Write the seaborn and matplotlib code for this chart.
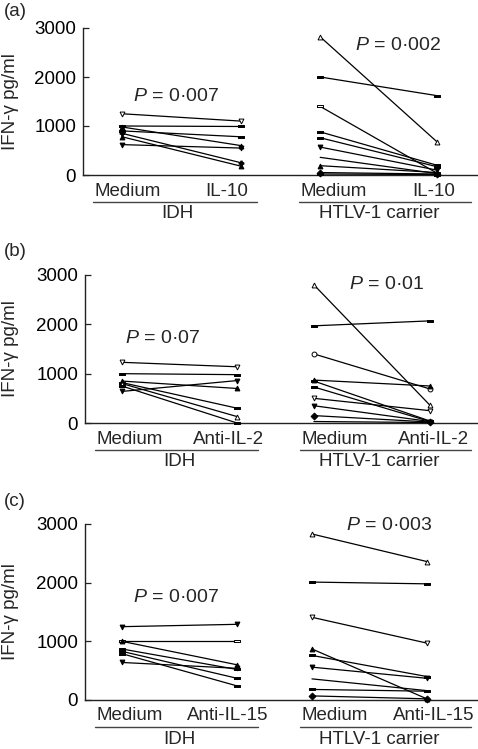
import matplotlib
matplotlib.use("Agg")
import matplotlib.pyplot as plt
import matplotlib.transforms as mtransforms
import seaborn as sns

# ---- data (IFN-gamma pg/ml) ----
conditions_a = ["Medium", "IL-10", "Medium", "IL-10"]
conditions_b = ["Medium", "Anti-IL-2", "Medium", "Anti-IL-2"]
conditions_c = ["Medium", "Anti-IL-15", "Medium", "Anti-IL-15"]
groups = ["IDH", "HTLV-1 carrier"]

a_idh_medium = [1250, 1000, 980, 900, 850, 780, 620]
a_idh_treated = [1100, 990, 600, 780, 250, 180, 550]
a_htlv_medium = [2820, 2000, 1400, 880, 760, 570, 360, 190, 50, 20]
a_htlv_treated = [680, 1620, 40, 200, 170, 100, 30, 50, 20, 10]

b_idh_medium = [1230, 1000, 640, 850, 820, 800, 750]
b_idh_treated = [1140, 980, 860, 700, 300, 130, 0]
b_htlv_medium = [2800, 1970, 1400, 870, 850, 730, 500, 350, 150, 30]
b_htlv_treated = [360, 2070, 690, 750, 40, 30, 250, 30, 20, 10]

c_idh_medium = [1250, 1000, 1000, 870, 830, 790, 640]
c_idh_treated = [1290, 1000, 600, 520, 370, 240, 540]
c_htlv_medium = [2830, 2010, 1410, 870, 760, 560, 360, 180, 70]
c_htlv_treated = [2360, 1980, 970, 20, 400, 370, 160, 150, 20]

p_values = [("0·007", "0·002"), ("0·07", "0·01"), ("0·007", "0·003")]

# ---- marker styles: (marker, filled); "b" = flat bar like the original squares ----
a_idh_marks = [("v", False), ("b", True), ("^", True), ("b", True), ("P", True), ("^", True), ("v", True)]
a_htlv_marks = [("^", False), ("b", True), ("b", False), ("b", True), ("b", True), ("v", True),
                ("", True), ("^", True), ("D", True), ("b", True)]
b_idh_marks = [("v", False), ("b", True), ("v", True), ("^", True), ("b", True), ("^", False), ("b", True)]
b_htlv_marks = [("^", False), ("b", True), ("o", False), ("^", True), ("b", True), ("b", True),
                ("v", False), ("v", True), ("D", True), ("", True)]
c_idh_marks = [("v", True), ("b", False), ("^", True), ("b", True), ("b", True), ("b", True), ("v", True)]
c_htlv_marks = [("^", False), ("b", True), ("v", False), ("^", True), ("b", True), ("v", True),
                ("", True), ("b", True), ("D", True)]

bar_marker = [(-1, -0.5), (1, -0.5), (1, 0.5), (-1, 0.5), (-1, -0.5)]

sns.set_style("ticks")
plt.rcParams["font.family"] = ["Liberation Sans", "DejaVu Sans"]
plt.rcParams["mathtext.fontset"] = "custom"
plt.rcParams["mathtext.rm"] = "Liberation Sans"
plt.rcParams["mathtext.it"] = "Liberation Sans:italic"

W, H = 478, 749
fig = plt.figure(figsize=(W / 100, H / 100), dpi=100)

# layout of each panel in pixels: axis left, axis bottom, axis top, point x positions
panels = [
    dict(left=83, bottom=175, top=28, xs=[0.099, 0.401, 0.602, 0.898],
         labels=conditions_a, data=[(a_idh_medium, a_idh_treated, a_idh_marks),
                                    (a_htlv_medium, a_htlv_treated, a_htlv_marks)],
         ptxt=[(0.236, 1612), (0.80, 2633)], tag="(a)", tag_y=11),
    dict(left=85, bottom=423, top=275, xs=[0.094, 0.388, 0.584, 0.880],
         labels=conditions_b, data=[(b_idh_medium, b_idh_treated, b_idh_marks),
                                    (b_htlv_medium, b_htlv_treated, b_htlv_marks)],
         ptxt=[(0.199, 1704), (0.77, 2800)], tag="(b)", tag_y=252),
    dict(left=85, bottom=700, top=524, xs=[0.094, 0.388, 0.579, 0.872],
         labels=conditions_c, data=[(c_idh_medium, c_idh_treated, c_idh_marks),
                                    (c_htlv_medium, c_htlv_treated, c_htlv_marks)],
         ptxt=[(0.232, 1755), (0.776, 2981)], tag="(c)", tag_y=502),
]

label_fx = [0.113, 0.365, 0.637, 0.889]
line_spans = [(0.025, 0.442), (0.548, 0.985)]
group_fx = [0.240, 0.751]
axis_col = "#222222"
fs = 13.5

for i, p in enumerate(panels):
    right = 477
    ax = fig.add_axes([p["left"] / W, (H - p["bottom"]) / H,
                       (right - p["left"]) / W, (p["bottom"] - p["top"]) / H])
    for g, (before, after, marks) in enumerate(p["data"]):
        x0, x1 = p["xs"][2 * g], p["xs"][2 * g + 1]
        for v0, v1, (m, filled) in zip(before, after, marks):
            if m == "b":
                mk, ms = bar_marker, 4.3
            elif m == "":
                mk, ms = None, 0
            else:
                mk, ms = m, 3.5
            sns.lineplot(x=[x0, x1], y=[v0, v1], ax=ax, color="black", lw=0.9,
                         marker=mk, markersize=ms, mec="black", mew=0.7,
                         mfc="black" if filled else "white", clip_on=False, zorder=3)

    ax.set_xlim(0, 1)
    ax.set_ylim(0, 3000)
    ax.set_yticks([0, 1000, 2000, 3000])
    ax.set_xticks([])
    ax.set_xlabel("")
    ax.set_ylabel("")
    ax.tick_params(axis="y", direction="in", length=4, width=0.9, pad=5,
                   labelsize=fs, colors=axis_col)
    ax.tick_params(axis="y", labelcolor="black")
    sns.despine(ax=ax)
    for s in ["left", "bottom"]:
        ax.spines[s].set_linewidth(1.0)
        ax.spines[s].set_color(axis_col)

    # condition labels, group lines and group names under the axis
    for fx, lab in zip(label_fx, p["labels"]):
        ax.annotate(lab, xy=(fx, 0), xycoords="axes fraction", xytext=(0, -16),
                    textcoords="offset pixels", ha="center", va="center", fontsize=fs)
    under = mtransforms.offset_copy(ax.transAxes, fig=fig, y=-27, units="dots")
    for (s0, s1) in line_spans:
        ax.plot([s0, s1], [0, 0], color="#444444", lw=1.0, transform=under, clip_on=False)
    for fx, gname in zip(group_fx, groups):
        ax.annotate(gname, xy=(fx, 0), xycoords="axes fraction", xytext=(0, -39),
                    textcoords="offset pixels", ha="center", va="center", fontsize=fs)

    # P values
    for (px, py), pv in zip(p["ptxt"], p_values[i]):
        ax.text(px, py, "$P$ = " + pv, ha="center", va="center", fontsize=14)

    # y label and panel tag
    yc = (p["bottom"] + p["top"]) / 2
    fig.text(11 / W, 1 - yc / H, "IFN-γ pg/ml", rotation=90, ha="center", va="center", fontsize=fs)
    fig.text(4 / W, 1 - p["tag_y"] / H, p["tag"], ha="left", va="center", fontsize=fs)

fig.savefig("out.png", dpi=100)
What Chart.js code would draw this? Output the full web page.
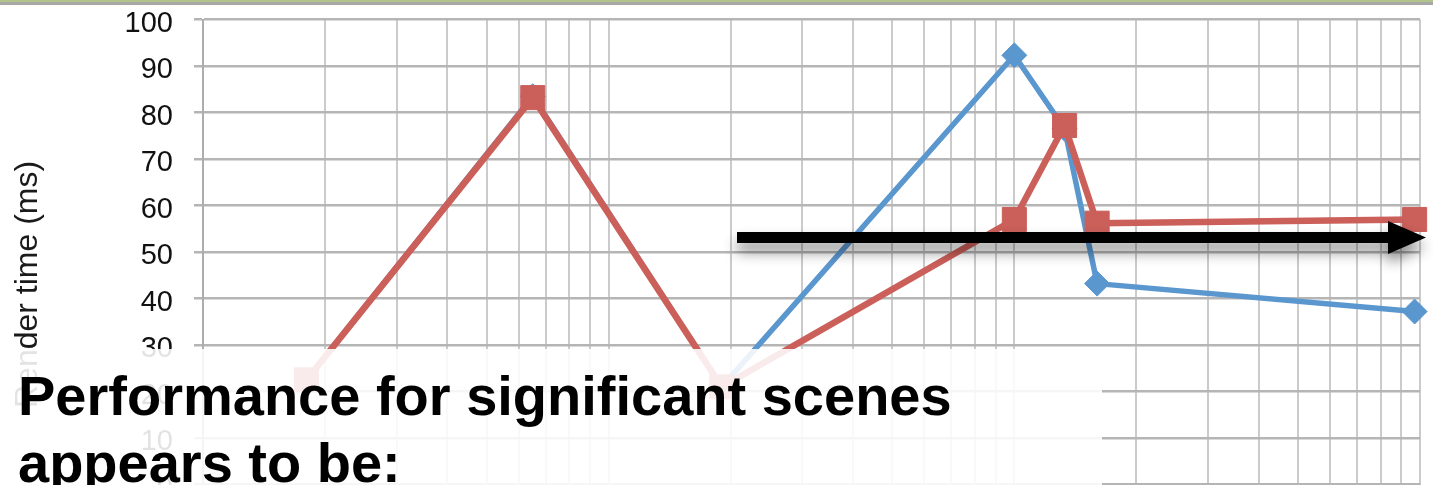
<!DOCTYPE html>
<html>
<head>
<meta charset="utf-8">
<title>Render time</title>
<script src="https://cdn.jsdelivr.net/npm/chart.js@4.4.1/dist/chart.umd.min.js"></script>
<style>
  html, body {
    margin: 0;
    padding: 0;
    width: 1433px;
    height: 485px;
    overflow: hidden;
    background: #fff;
  }

  .slide {
    position: relative;
    width: 1433px;
    height: 485px;
    overflow: hidden;
    background: #fff;
  }

  .slide__bar {
    position: absolute;
    left: 0;
    top: 0;
    width: 100%;
    height: 2px;
    background: #b3c48a;
    border-bottom: 3px solid #a8a8a8;
    z-index: 4;
  }

  .slide__chart {
    position: absolute;
    left: 0;
    top: 0;
  }

  .slide__axis-title {
    position: absolute;
    left: 10px;
    top: 408px;
    transform-origin: left top;
    transform: rotate(-90deg);
    font: 32px 'Liberation Sans', Arial, sans-serif;
    line-height: 32px;
    color: #1a1a1a;
    white-space: nowrap;
  }

  .slide__arrow {
    position: absolute;
    left: 0;
    top: 0;
    width: 1433px;
    height: 485px;
    pointer-events: none;
  }

  .slide__note {
    position: absolute;
    left: 0;
    top: 349px;
    width: 1102px;
    height: 140px;
    box-sizing: border-box;
    padding: 13px 0 0 18px;
    background: rgba(255, 255, 255, 0.88);
    font: bold 56px 'Liberation Sans', Arial, sans-serif;
    line-height: 67px;
    color: #000;
  }
</style>
</head>
<body>
<div class="slide js-slide">
  <div class="slide__bar"></div>
  <canvas class="slide__chart js-slide-chart" width="1433" height="560"></canvas>
  <div class="slide__axis-title">Render time (ms)</div>
  <svg class="slide__arrow" viewBox="0 0 1433 485">
    <defs>
      <filter id="arrow-shadow" x="-5%" y="-100%" width="110%" height="400%">
        <feDropShadow dx="0" dy="9" stdDeviation="7" flood-color="#000" flood-opacity="0.45"></feDropShadow>
      </filter>
    </defs>
    <polygon
      points="737,232 1388,232 1388,221 1426,237.5 1388,254 1388,243 737,243"
      fill="#000"
      filter="url(#arrow-shadow)"
    ></polygon>
  </svg>
  <div class="slide__note">Performance for significant scenes<br>appears to be:</div>
</div>

<script>
  // values
  const sceneSizes = [1.8, 6.5, 19, 100, 133, 160, 970];
  const blueTimes  = [22.5, 83.5, 21, 92.3, 76.5, 43.2, 37.2];
  const redTimes   = [22.5, 83.2, 21, 57, 77.2, 56.2, 57];

  const yTickLabels = [0, 10, 20, 30, 40, 50, 60, 70, 80, 90, 100];
  const xGridValues = [
    1, 2, 3, 4, 5, 6, 7, 8, 9,
    10, 20, 30, 40, 50, 60, 70, 80, 90,
    100, 200, 300, 400, 500, 600, 700, 800, 900,
    1000,
  ];

  class RenderTimeChart {
    #canvas;
    #chart;

    static #BLUE = '#5b97cf';
    static #RED  = '#cb5f5a';

    static #AREA = {
      left: 203,
      right: 13,
      top: 19.5,
      bottom: 484.5,
    };

    constructor(canvas) {
      this.#canvas = canvas;
      this.#init();
    }

    #toPoints(values) {
      return values.map((y, index) => ({ x: sceneSizes[index], y }));
    }

    #init() {
      const area = RenderTimeChart.#AREA;
      const canvasHeight = this.#canvas.height;

      const data = {
        datasets: [
          {
            label: 'Series 2',
            data: this.#toPoints(redTimes),
            borderColor: RenderTimeChart.#RED,
            backgroundColor: RenderTimeChart.#RED,
            borderWidth: 6.5,
            pointStyle: 'rect',
            pointRadius: 17,
            pointBorderWidth: 1,
            clip: false,
            order: 0,
          },
          {
            label: 'Series 1',
            data: this.#toPoints(blueTimes),
            borderColor: RenderTimeChart.#BLUE,
            backgroundColor: RenderTimeChart.#BLUE,
            borderWidth: 5.5,
            pointStyle: 'rectRot',
            pointRadius: 12.5,
            pointBorderWidth: 1,
            clip: false,
            order: 1,
          },
        ],
      };

      const config = {
        type: 'line',
        data,
        options: {
          responsive: false,
          animation: false,
          devicePixelRatio: 1,
          layout: {
            // big markers would otherwise pull the plot edges in
            autoPadding: false,
            padding: {
              left: 0,
              right: area.right,
              top: area.top,
              bottom: 0,
            },
          },
          elements: {
            line: {
              tension: 0,
              borderJoinStyle: 'round',
              borderCapStyle: 'round',
            },
          },
          plugins: {
            legend: { display: false },
            tooltip: { enabled: false },
          },
          scales: {
            x: {
              type: 'logarithmic',
              min: 1,
              max: 1000,
              afterBuildTicks: scale => {
                scale.ticks = xGridValues.map(value => ({ value }));
              },
              afterFit: scale => {
                scale.height = canvasHeight - area.bottom;
                scale.paddingLeft = 0;
                scale.paddingRight = 0;
              },
              ticks: { display: false },
              grid: {
                color: '#cbcbcb',
                lineWidth: 2,
                drawTicks: false,
              },
              border: {
                color: '#b5b5b5',
                width: 2,
              },
            },
            y: {
              min: 0,
              max: 100,
              afterBuildTicks: scale => {
                scale.ticks = yTickLabels.map(value => ({ value }));
              },
              afterFit: scale => {
                // the label padding must not push the plot down
                scale.width = area.left;
                scale.paddingTop = 0;
                scale.paddingBottom = 0;
              },
              ticks: {
                padding: 21,
                labelOffset: 4,
                color: '#111',
                font: {
                  family: "'Liberation Sans', Arial, sans-serif",
                  size: 29,
                },
              },
              grid: {
                color: '#b5b5b5',
                lineWidth: 2.5,
                tickLength: 9,
              },
              border: {
                color: '#adadad',
                width: 2,
              },
            },
          },
        },
      };

      this.#chart = new Chart(this.#canvas.getContext('2d'), config);
    }
  }

  new RenderTimeChart(document.querySelector('.js-slide-chart'));
</script>
</body>
</html>
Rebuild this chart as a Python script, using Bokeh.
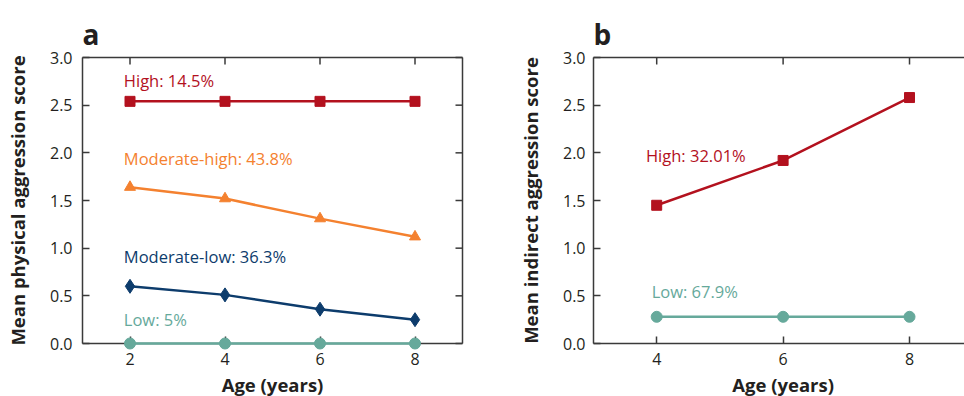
from bokeh.plotting import figure
from bokeh.models import Range1d, FixedTicker, LinearAxis, ColumnDataSource, NumeralTickFormatter
from bokeh.layouts import row
from bokeh.embed import file_html
from bokeh.resources import INLINE
from bokeh.core.properties import value

# ---- data ----
ages_a = [2, 4, 6, 8]
high_a = [2.54, 2.54, 2.54, 2.54]
modhigh_a = [1.64, 1.52, 1.31, 1.12]
modlow_a = [0.60, 0.51, 0.36, 0.25]
low_a = [0.0, 0.0, 0.0, 0.0]

ages_b = [4, 6, 8]
high_b = [1.45, 1.92, 2.58]
low_b = [0.28, 0.28, 0.28]

labels_a = ["High: 14.5%", "Moderate-high: 43.8%", "Moderate-low: 36.3%", "Low: 5%"]
label_x_a = [1.87, 1.87, 1.87, 1.87]
label_y_a = [2.76, 1.94, 0.91, 0.25]

labels_b = ["High: 32.01%", "Low: 67.9%"]
label_x_b = [3.83, 3.92]
label_y_b = [1.97, 0.55]

y_ticks = [0, 0.5, 1.0, 1.5, 2.0, 2.5, 3.0]

RED = "#B3111E"
ORANGE = "#F4812F"
NAVY = "#0D3C6C"
TEAL = "#66A99B"
AXC = "#3a3a3a"
TXT = "#231F20"
FONT = "Open Sans"

FIG_H = 396
TOP = 57
FRAME_H = 286
Y0, Y1 = 0.0, 3.0


def style_axis(ax):
    ax.axis_line_color = AXC
    ax.axis_line_width = 1.5
    ax.major_tick_line_color = AXC
    ax.major_tick_line_width = 1.5
    ax.major_tick_in = 7
    ax.major_tick_out = 0
    ax.minor_tick_line_color = None
    ax.major_label_text_font = FONT
    ax.major_label_text_color = TXT
    ax.major_label_text_font_size = "16px"
    ax.axis_label_text_font = FONT
    ax.axis_label_text_font_style = "bold"
    ax.axis_label_text_font_size = "18.5px"
    ax.axis_label_text_color = TXT


def make_fig(width, min_left, min_right, xr, xticks, ylabel, right_side, ystand):
    p = figure(width=width, height=FIG_H, x_range=Range1d(*xr), y_range=Range1d(Y0, Y1),
               output_backend="svg", toolbar_location=None,
               min_border_left=min_left, min_border_right=min_right,
               min_border_top=TOP, min_border_bottom=FIG_H - TOP - FRAME_H,
               x_axis_location=None, y_axis_location=None)
    p.grid.visible = False
    p.background_fill_color = "white"
    p.border_fill_color = "white"
    p.outline_line_color = None

    bx = LinearAxis(ticker=FixedTicker(ticks=xticks))
    style_axis(bx)
    bx.major_label_standoff = 9
    p.add_layout(bx, "below")

    ly = LinearAxis(ticker=FixedTicker(ticks=y_ticks), axis_label=ylabel,
                    formatter=NumeralTickFormatter(format="0.0"))
    style_axis(ly)
    ly.major_label_standoff = ystand
    ly.axis_label_standoff = 17
    p.add_layout(ly, "left")

    frame_w = width - min_left - min_right
    dy = (Y1 - Y0) / FRAME_H          # data units per pixel (y)
    dx = (xr[1] - xr[0]) / frame_w    # data units per pixel (x)

    # top edge with inward ticks
    r = p.line([xr[0], xr[1]], [Y1, Y1], line_color=AXC, line_width=1.5)
    r.level = "overlay"
    r = p.segment(x0=xticks, y0=[Y1] * len(xticks), x1=xticks,
                  y1=[Y1 - 7 * dy] * len(xticks), line_color=AXC, line_width=1.5)
    r.level = "overlay"
    if right_side:
        r = p.line([xr[1], xr[1]], [Y0, Y1], line_color=AXC, line_width=1.5)
        r.level = "overlay"
        r = p.segment(x0=[xr[1]] * len(y_ticks), y0=y_ticks,
                      x1=[xr[1] - 7 * dx] * len(y_ticks), y1=y_ticks,
                      line_color=AXC, line_width=1.5)
        r.level = "overlay"
    return p, dx, dy


def add_series(p, x, y, color, marker, size):
    r = p.line(x, y, line_color=color, line_width=2.5)
    r.level = "overlay"
    m = p.scatter(x, y, marker=marker, size=size, fill_color=color, line_color=color)
    m.level = "overlay"


def add_labels(p, xs, ys, texts, colors):
    src = ColumnDataSource(dict(x=xs, y=ys, t=texts, c=colors))
    r = p.text(x="x", y="y", text="t", text_color="c", source=src,
               text_font=value(FONT), text_font_size="16.5px",
               text_align="left", text_baseline="middle")
    r.level = "overlay"


def add_titles(p, dy, letter, letter_x, xlabel_x):
    r = p.text(x=[letter_x], y=[Y1 + 24 * dy], text=[letter], text_font=value(FONT),
               text_font_style="bold", text_font_size="28px", text_color=TXT,
               text_align="left", text_baseline="alphabetic")
    r.level = "overlay"
    r = p.text(x=[xlabel_x], y=[Y0 - 41 * dy], text=["Age (years)"], text_font=value(FONT),
               text_font_style="bold", text_font_size="18.5px", text_color=TXT,
               text_align="center", text_baseline="middle")
    r.level = "overlay"


pa, dxa, dya = make_fig(480, 82, 18, (1, 9), ages_a, "Mean physical aggression score", True, 10)
add_series(pa, ages_a, high_a, RED, "square", 10)
add_series(pa, ages_a, modhigh_a, ORANGE, "triangle", 11)
add_series(pa, ages_a, modlow_a, NAVY, "diamond", 14)
add_series(pa, ages_a, low_a, TEAL, "circle", 11)
add_labels(pa, label_x_a, label_y_a, labels_a, [RED, ORANGE, NAVY, TEAL])
add_titles(pa, dya, "a", 1.0, 5.0)

# panel b: its frame runs on to the right edge of the picture, as in the reference
pb, dxb, dyb = make_fig(484, 113, 0, (3, 8.87), ages_b, "Mean indirect aggression score", False, 8)
add_series(pb, ages_b, high_b, RED, "square", 10)
add_series(pb, ages_b, low_b, TEAL, "circle", 11)
add_labels(pb, label_x_b, label_y_b, labels_b, [RED, TEAL])
add_titles(pb, dyb, "b", 3.0, 6.0)

layout = row(pa, pb)
open("out.html", "w").write(file_html(layout, INLINE))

____

Using the records given above, list every line that includes the word "code".

Write the seaborn and matplotlib code for this chart.
What Chart.js code would draw this? Output the full web page.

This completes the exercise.